Copy all lines below exactly as written. Leave pictures out.

▶ **GIVEN MATERIAL**
>> Start
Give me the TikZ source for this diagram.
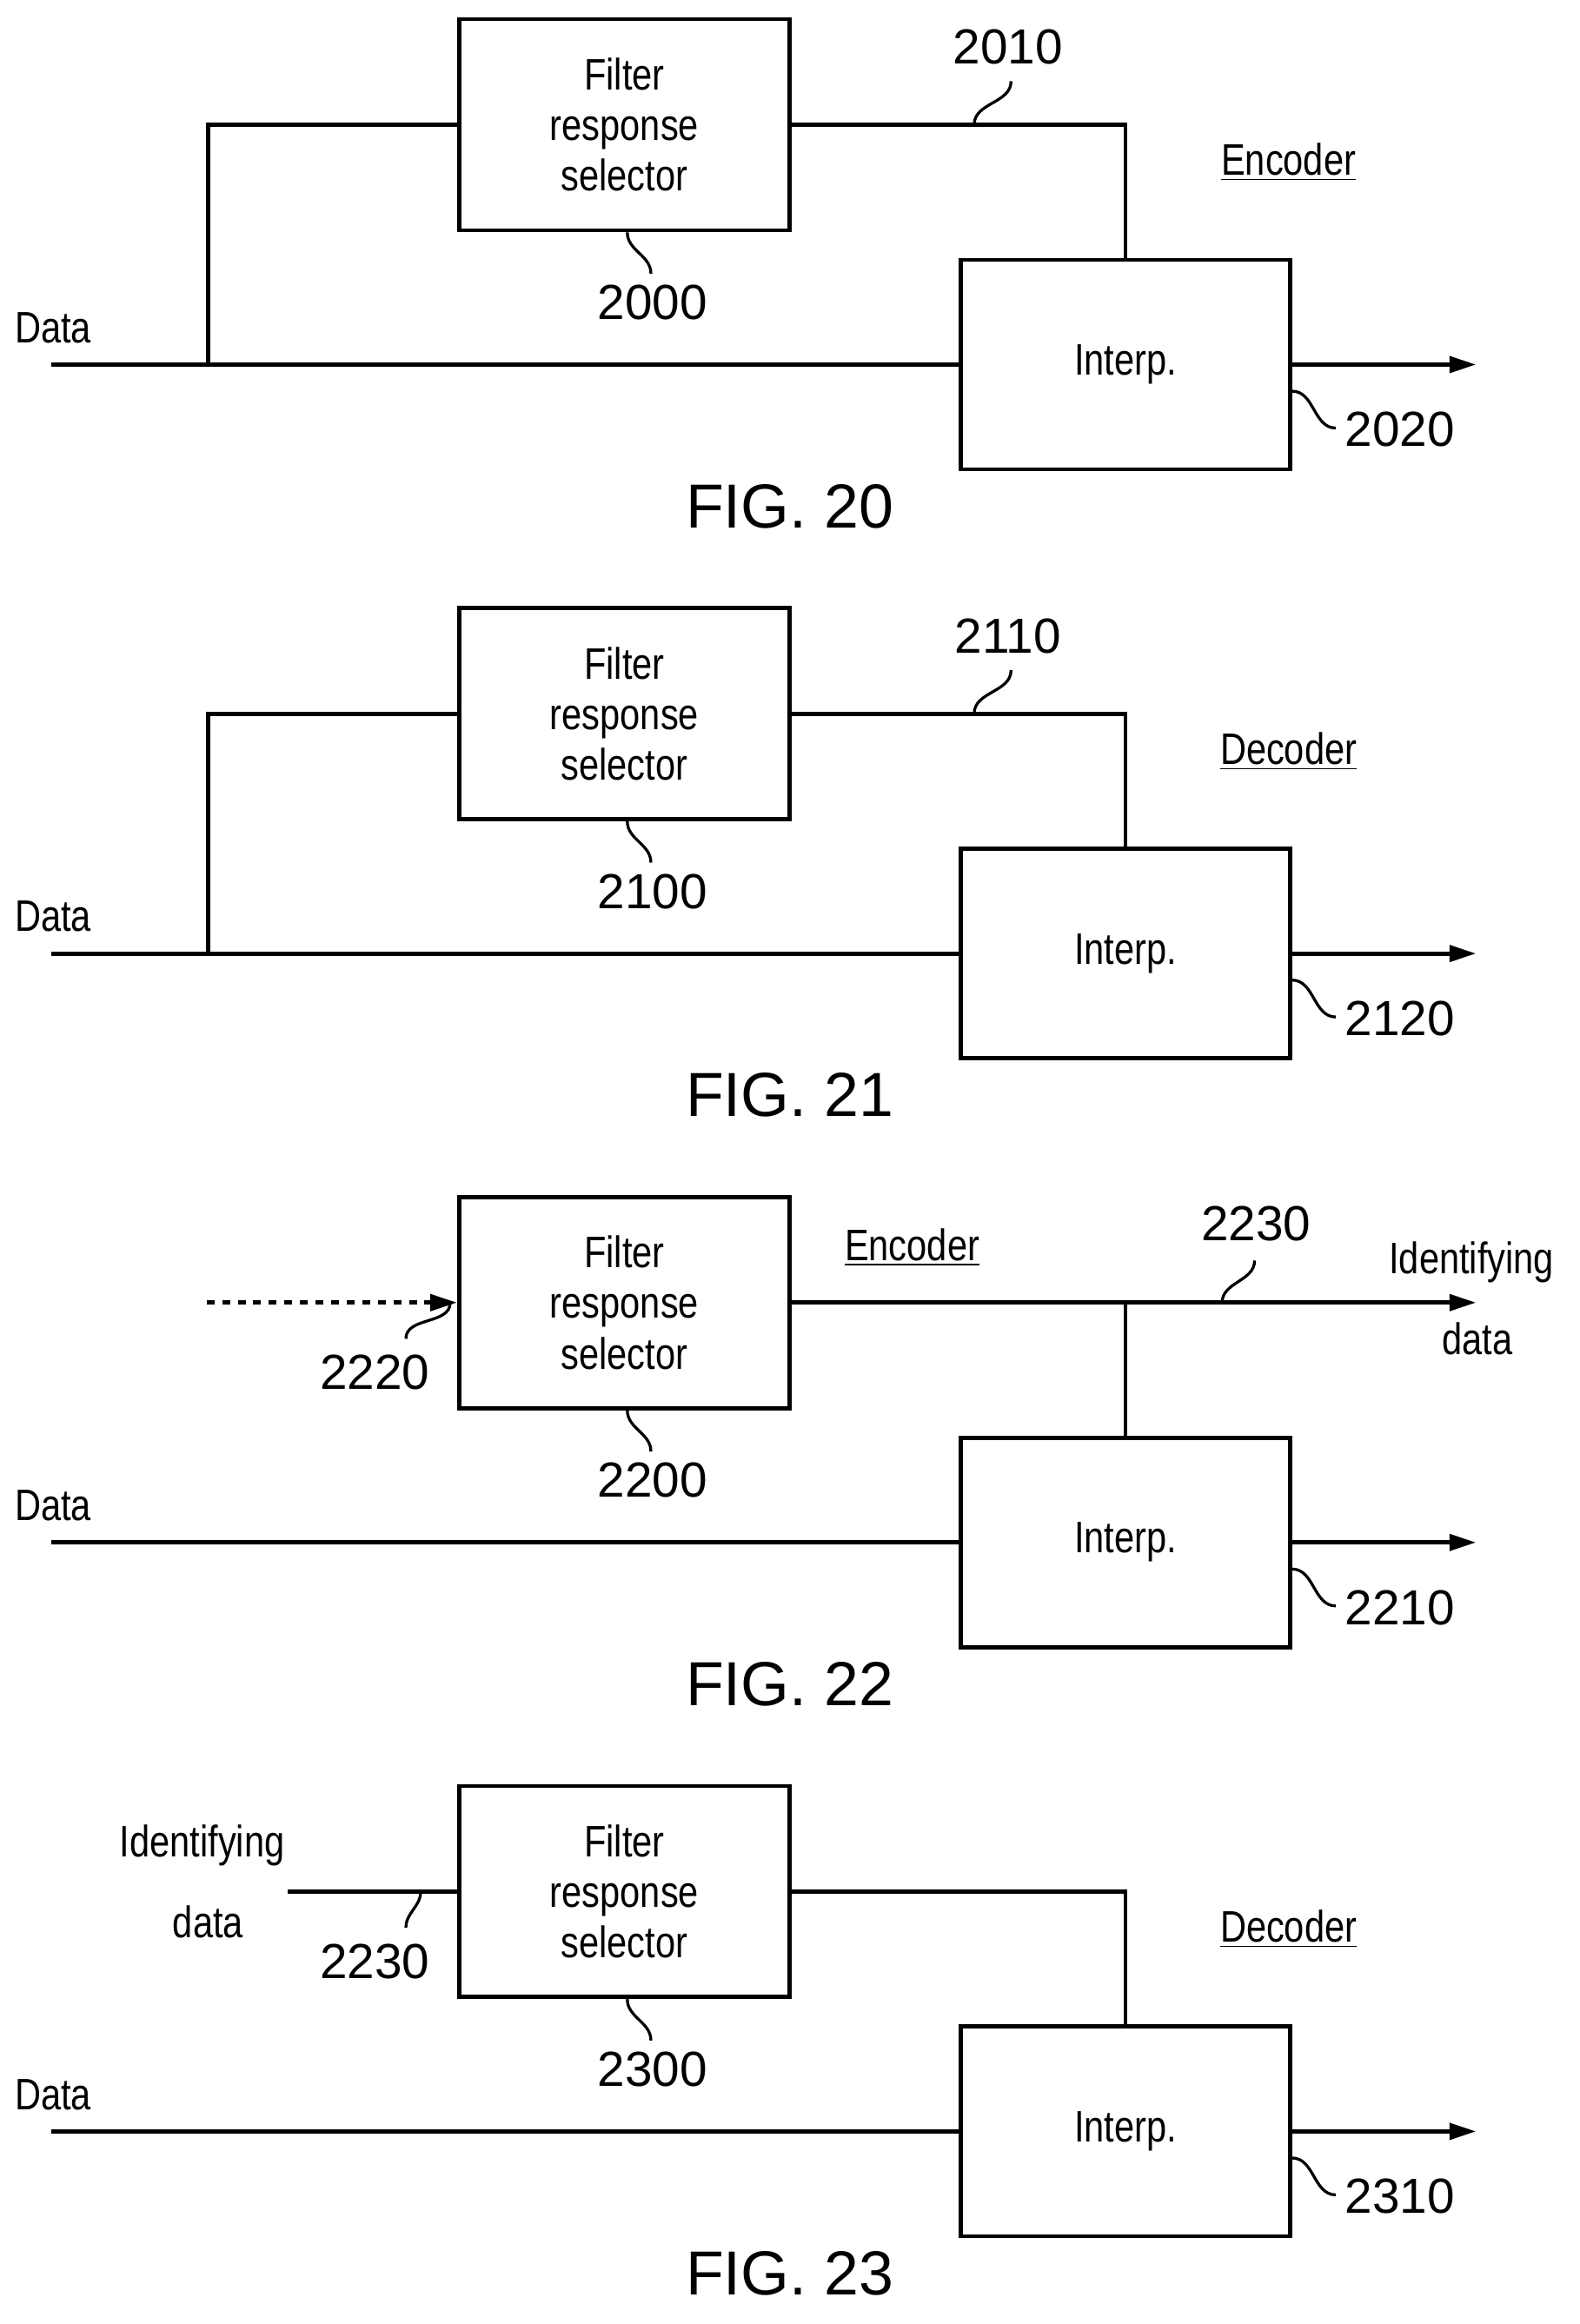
\documentclass[tikz,border=0pt]{standalone}
\usepackage{fontspec}
\setmainfont{Liberation Sans}
\usetikzlibrary{arrows.meta}
\newcommand{\nrw}[1]{\scalebox{0.82}[1]{#1}}
\tikzset{
  box/.style={draw, line width=1.6pt, minimum width=4.48cm, minimum height=2.86cm, align=center,
    font=\fontsize{17}{19.5}\selectfont},
  txt/.style={font=\fontsize{17}{20}\selectfont},
  num/.style={font=\fontsize{19}{22}\selectfont},
  fig/.style={font=\fontsize{24}{28}\selectfont},
  wire/.style={line width=1.6pt},
  lead/.style={line width=1.1pt},
}
\begin{document}
\begin{tikzpicture}[>={Triangle[length=0.36cm,width=0.22cm]}]
\useasboundingbox (0,0) rectangle (21.4,-31.49);

% FIG. 20 and FIG. 21
\foreach \f/\k/\lab in {20/0/Encoder, 21/1/Decoder} {
  \begin{scope}[yshift=-\k*7.98cm]
    \node[box] (fs) at (8.46,-1.69) {\nrw{Filter}\\\nrw{response}\\\nrw{selector}};
    \node[box, minimum width=4.46cm, minimum height=2.84cm] (ip) at (15.25,-4.94) {\nrw{Interp.}};
    \coordinate (din) at (0.7,-4.94);
    \coordinate (br) at (2.82,-4.94);
    \coordinate (out) at (20,-4.94);
    \draw[wire] (din) -- (ip.west);
    \draw[wire] (br) |- (fs.west);
    \draw[wire] (fs.east) -| (ip.north);
    \draw[wire,->] (ip.east) -- (out);
    % labels
    \node[txt] (data) at (0.72,-4.44) {\nrw{Data}};
    \node[txt] (mode) at (17.46,-2.2) {\nrw{\underline{\lab}}};
    \draw[lead] (13.2,-1.69) to[out=90,in=-90] (13.7,-1.1);
    \node[num] at (13.66,-0.64) {\f10};
    \draw[lead] ([xshift=0.04cm]fs.south) to[out=-90,in=90] ++(0.32,-0.56);
    \node[num] at (8.84,-4.1) {\f00};
    \draw[lead] ([yshift=-0.36cm]ip.east) to[out=0,in=180] (18.1,-5.8);
    \node[num, anchor=west] at (18.1,-5.82) {\f20};
    \node[fig] at (10.7,-6.86) {FIG. \f};
  \end{scope}
}

% FIG. 22
\begin{scope}[yshift=-15.96cm]
  \node[box] (fs) at (8.46,-1.69) {\nrw{Filter}\\\nrw{response}\\\nrw{selector}};
  \node[box, minimum width=4.46cm, minimum height=2.84cm] (ip) at (15.25,-4.94) {\nrw{Interp.}};
  \coordinate (din) at (0.7,-4.94);
  \coordinate (out) at (20,-4.94);
  \coordinate (idout) at (20,-1.69);
  \coordinate (jn) at (15.25,-1.69);
  \coordinate (dashin) at (2.8,-1.69);
  \draw[wire] (din) -- (ip.west);
  \draw[wire,->] (fs.east) -- (idout);
  \draw[wire] (jn) -- (ip.north);
  \draw[wire,dashed,->] (dashin) -- (fs.west);
  \draw[wire,->] (ip.east) -- (out);
  \node[txt] at (0.72,-4.44) {\nrw{Data}};
  \node[txt] at (12.36,-0.94) {\nrw{\underline{Encoder}}};
  \node[txt] at (19.94,-1.14) {\nrw{Identifying}};
  \node[txt] at (20.02,-2.18) {\nrw{data}};
  \draw[lead] (16.56,-1.69) to[out=90,in=-90] (17.0,-1.12);
  \node[num] at (17.02,-0.62) {2230};
  \draw[lead] (6.1,-1.69) to[out=-90,in=90] (5.5,-2.18);
  \node[num] at (5.08,-2.64) {2220};
  \draw[lead] ([xshift=0.04cm]fs.south) to[out=-90,in=90] ++(0.32,-0.56);
  \node[num] at (8.84,-4.1) {2200};
  \draw[lead] ([yshift=-0.36cm]ip.east) to[out=0,in=180] (18.1,-5.8);
  \node[num, anchor=west] at (18.1,-5.82) {2210};
  \node[fig] at (10.7,-6.86) {FIG. 22};
\end{scope}

% FIG. 23
\begin{scope}[yshift=-23.94cm]
  \node[box] (fs) at (8.46,-1.69) {\nrw{Filter}\\\nrw{response}\\\nrw{selector}};
  \node[box, minimum width=4.46cm, minimum height=2.84cm] (ip) at (15.25,-4.94) {\nrw{Interp.}};
  \coordinate (din) at (0.7,-4.94);
  \coordinate (out) at (20,-4.94);
  \coordinate (idin) at (3.9,-1.69);
  \draw[wire] (din) -- (ip.west);
  \draw[wire] (idin) -- (fs.west);
  \draw[wire] (fs.east) -| (ip.north);
  \draw[wire,->] (ip.east) -- (out);
  \node[txt] at (0.72,-4.44) {\nrw{Data}};
  \node[txt] at (17.46,-2.2) {\nrw{\underline{Decoder}}};
  \node[txt] at (2.74,-1.06) {\nrw{Identifying}};
  \node[txt] at (2.82,-2.1) {\nrw{data}};
  \draw[lead] (5.7,-1.69) to[out=-90,in=90] (5.5,-2.18);
  \node[num] at (5.08,-2.64) {2230};
  \draw[lead] ([xshift=0.04cm]fs.south) to[out=-90,in=90] ++(0.32,-0.56);
  \node[num] at (8.84,-4.1) {2300};
  \draw[lead] ([yshift=-0.36cm]ip.east) to[out=0,in=180] (18.1,-5.8);
  \node[num, anchor=west] at (18.1,-5.82) {2310};
  \node[fig] at (10.7,-6.86) {FIG. 23};
\end{scope}
\end{tikzpicture}
\end{document}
>> End
▶ **TASK RESPONSE**
Give me the TikZ source for this diagram.
\documentclass[tikz,border=0pt]{standalone}
\usepackage{fontspec}
\setmainfont{Liberation Sans}
\usetikzlibrary{arrows.meta}
\newcommand{\nrw}[1]{\scalebox{0.82}[1]{#1}}
\tikzset{
  box/.style={draw, line width=1.6pt, minimum width=4.48cm, minimum height=2.86cm, align=center,
    font=\fontsize{17}{19.5}\selectfont},
  txt/.style={font=\fontsize{17}{20}\selectfont},
  num/.style={font=\fontsize{19}{22}\selectfont},
  fig/.style={font=\fontsize{24}{28}\selectfont},
  wire/.style={line width=1.6pt},
  lead/.style={line width=1.1pt},
}
\begin{document}
\begin{tikzpicture}[>={Triangle[length=0.36cm,width=0.22cm]}]
\useasboundingbox (0,0) rectangle (21.4,-31.49);

% FIG. 20 and FIG. 21
\foreach \f/\k/\lab in {20/0/Encoder, 21/1/Decoder} {
  \begin{scope}[yshift=-\k*7.98cm]
    \node[box] (fs) at (8.46,-1.69) {\nrw{Filter}\\\nrw{response}\\\nrw{selector}};
    \node[box, minimum width=4.46cm, minimum height=2.84cm] (ip) at (15.25,-4.94) {\nrw{Interp.}};
    \coordinate (din) at (0.7,-4.94);
    \coordinate (br) at (2.82,-4.94);
    \coordinate (out) at (20,-4.94);
    \draw[wire] (din) -- (ip.west);
    \draw[wire] (br) |- (fs.west);
    \draw[wire] (fs.east) -| (ip.north);
    \draw[wire,->] (ip.east) -- (out);
    % labels
    \node[txt] (data) at (0.72,-4.44) {\nrw{Data}};
    \node[txt] (mode) at (17.46,-2.2) {\nrw{\underline{\lab}}};
    \draw[lead] (13.2,-1.69) to[out=90,in=-90] (13.7,-1.1);
    \node[num] at (13.66,-0.64) {\f10};
    \draw[lead] ([xshift=0.04cm]fs.south) to[out=-90,in=90] ++(0.32,-0.56);
    \node[num] at (8.84,-4.1) {\f00};
    \draw[lead] ([yshift=-0.36cm]ip.east) to[out=0,in=180] (18.1,-5.8);
    \node[num, anchor=west] at (18.1,-5.82) {\f20};
    \node[fig] at (10.7,-6.86) {FIG. \f};
  \end{scope}
}

% FIG. 22
\begin{scope}[yshift=-15.96cm]
  \node[box] (fs) at (8.46,-1.69) {\nrw{Filter}\\\nrw{response}\\\nrw{selector}};
  \node[box, minimum width=4.46cm, minimum height=2.84cm] (ip) at (15.25,-4.94) {\nrw{Interp.}};
  \coordinate (din) at (0.7,-4.94);
  \coordinate (out) at (20,-4.94);
  \coordinate (idout) at (20,-1.69);
  \coordinate (jn) at (15.25,-1.69);
  \coordinate (dashin) at (2.8,-1.69);
  \draw[wire] (din) -- (ip.west);
  \draw[wire,->] (fs.east) -- (idout);
  \draw[wire] (jn) -- (ip.north);
  \draw[wire,dashed,->] (dashin) -- (fs.west);
  \draw[wire,->] (ip.east) -- (out);
  \node[txt] at (0.72,-4.44) {\nrw{Data}};
  \node[txt] at (12.36,-0.94) {\nrw{\underline{Encoder}}};
  \node[txt] at (19.94,-1.14) {\nrw{Identifying}};
  \node[txt] at (20.02,-2.18) {\nrw{data}};
  \draw[lead] (16.56,-1.69) to[out=90,in=-90] (17.0,-1.12);
  \node[num] at (17.02,-0.62) {2230};
  \draw[lead] (6.1,-1.69) to[out=-90,in=90] (5.5,-2.18);
  \node[num] at (5.08,-2.64) {2220};
  \draw[lead] ([xshift=0.04cm]fs.south) to[out=-90,in=90] ++(0.32,-0.56);
  \node[num] at (8.84,-4.1) {2200};
  \draw[lead] ([yshift=-0.36cm]ip.east) to[out=0,in=180] (18.1,-5.8);
  \node[num, anchor=west] at (18.1,-5.82) {2210};
  \node[fig] at (10.7,-6.86) {FIG. 22};
\end{scope}

% FIG. 23
\begin{scope}[yshift=-23.94cm]
  \node[box] (fs) at (8.46,-1.69) {\nrw{Filter}\\\nrw{response}\\\nrw{selector}};
  \node[box, minimum width=4.46cm, minimum height=2.84cm] (ip) at (15.25,-4.94) {\nrw{Interp.}};
  \coordinate (din) at (0.7,-4.94);
  \coordinate (out) at (20,-4.94);
  \coordinate (idin) at (3.9,-1.69);
  \draw[wire] (din) -- (ip.west);
  \draw[wire] (idin) -- (fs.west);
  \draw[wire] (fs.east) -| (ip.north);
  \draw[wire,->] (ip.east) -- (out);
  \node[txt] at (0.72,-4.44) {\nrw{Data}};
  \node[txt] at (17.46,-2.2) {\nrw{\underline{Decoder}}};
  \node[txt] at (2.74,-1.06) {\nrw{Identifying}};
  \node[txt] at (2.82,-2.1) {\nrw{data}};
  \draw[lead] (5.7,-1.69) to[out=-90,in=90] (5.5,-2.18);
  \node[num] at (5.08,-2.64) {2230};
  \draw[lead] ([xshift=0.04cm]fs.south) to[out=-90,in=90] ++(0.32,-0.56);
  \node[num] at (8.84,-4.1) {2300};
  \draw[lead] ([yshift=-0.36cm]ip.east) to[out=0,in=180] (18.1,-5.8);
  \node[num, anchor=west] at (18.1,-5.82) {2310};
  \node[fig] at (10.7,-6.86) {FIG. 23};
\end{scope}
\end{tikzpicture}
\end{document}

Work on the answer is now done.